On Wednesday, the work of the central bankers in Frankfurt could be undone in a stroke by judges in Karlsruhe. There, the German constitutional court could block the country from contributing to the European rescue fund on which the bank’s plan depends.
The mood could also be soured by voters in the Netherlands, if on that day they elect a government less committed to keeping the euro currency union together.
Or things could bog down in weeks ahead as political leaders in the eurozone take on thorny issues like how to better supervise the region’s banks.
The bank bought time Thursday when it pledged to buy government bonds in unlimited amounts to hold down borrowing costs for troubled countries. It is now up to governments to use the time to solve the underlying problems in the banking system and create conditions for growth.
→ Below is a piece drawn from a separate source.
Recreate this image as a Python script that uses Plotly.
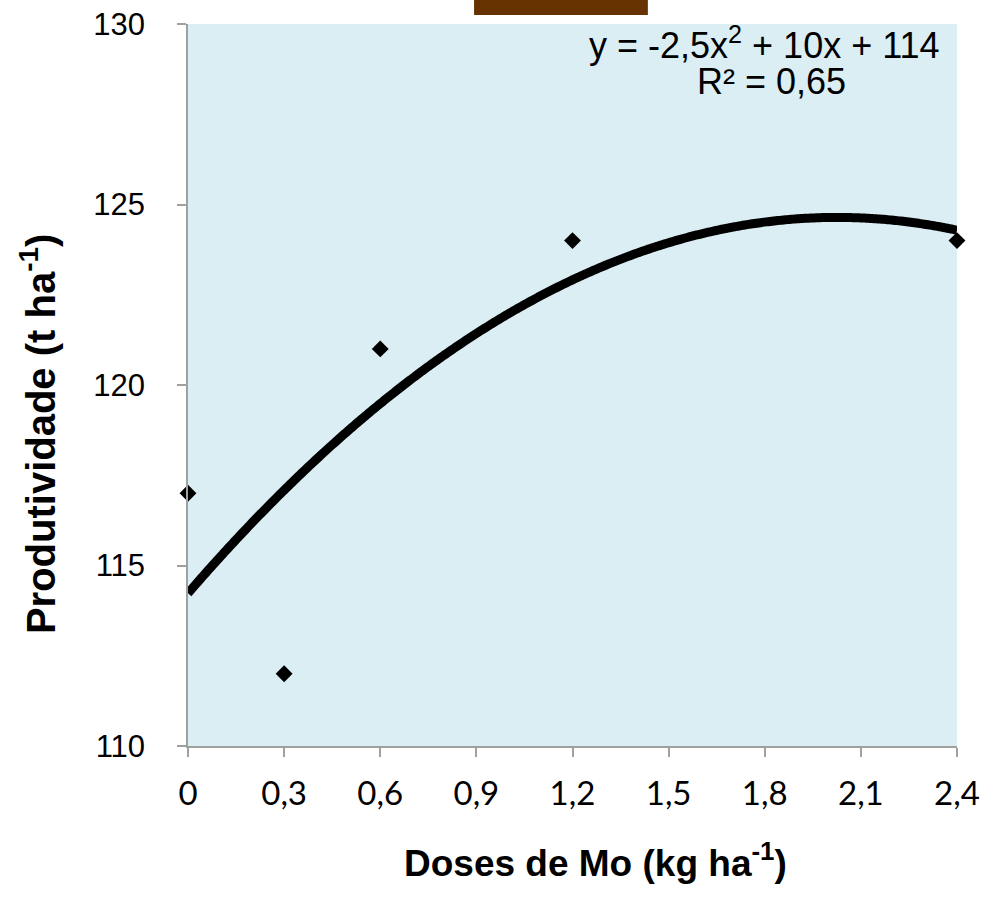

‘‘It’s an important step,’’ said Lorenzo Bini Smaghi, a former member of the bank’s executive board. ‘‘But it requires other things to be done. Ultimately, the crisis will be solved when growth comes back and deficits are substantially reduced.’’
Most analysts do not expect the court to prevent Germany from contributing to the rescue fund, the European Stability Mechanism. A group of German lawmakers and citizens have demanded a temporary injunction. But if the court kept Germany out, the consequences would be catastrophic.
The fund could not operate without German money and support, meaning it could not proceed with plans to rescue Spanish banks or work with the bank to contain market interest rates. The bank stipulated it would buy bonds only in tandem with the stability mechanism.
Voters in the Netherlands will choose a new government. No party is expected to win a majority, meaning there could be several months of uncertainty as political leaders form a coalition government.
‘‘The political parties and the electorate are split between those supporting austerity and those that do not,’’ analysts at Credit Suisse said. ‘‘We believe that a coalition of euro supportive parties is the most likely outcome, but it is a close call.’’
Eurozone political leaders will also be busy. On Wednesday, the European Commission is to present major elements of its plan for a so-called banking union. The commission, the executive arm of the European Union, has said it would propose shifting ultimate supervision of all banks to the European Central Bank. One lesson of the crisis has been that countries like Ireland and Spain were not equipped to regulate their banks effectively, pay for the bailouts that were needed or guarantee customer deposits in order to prevent bank runs.
Still, countries remain reluctant to relinquish control of their home institutions to Frankfurt. And there is widespread grumbling about the enormous power that the European Central Bank is acquiring, which will include the authority to issue and withdraw banking licenses and to wind down failed institutions.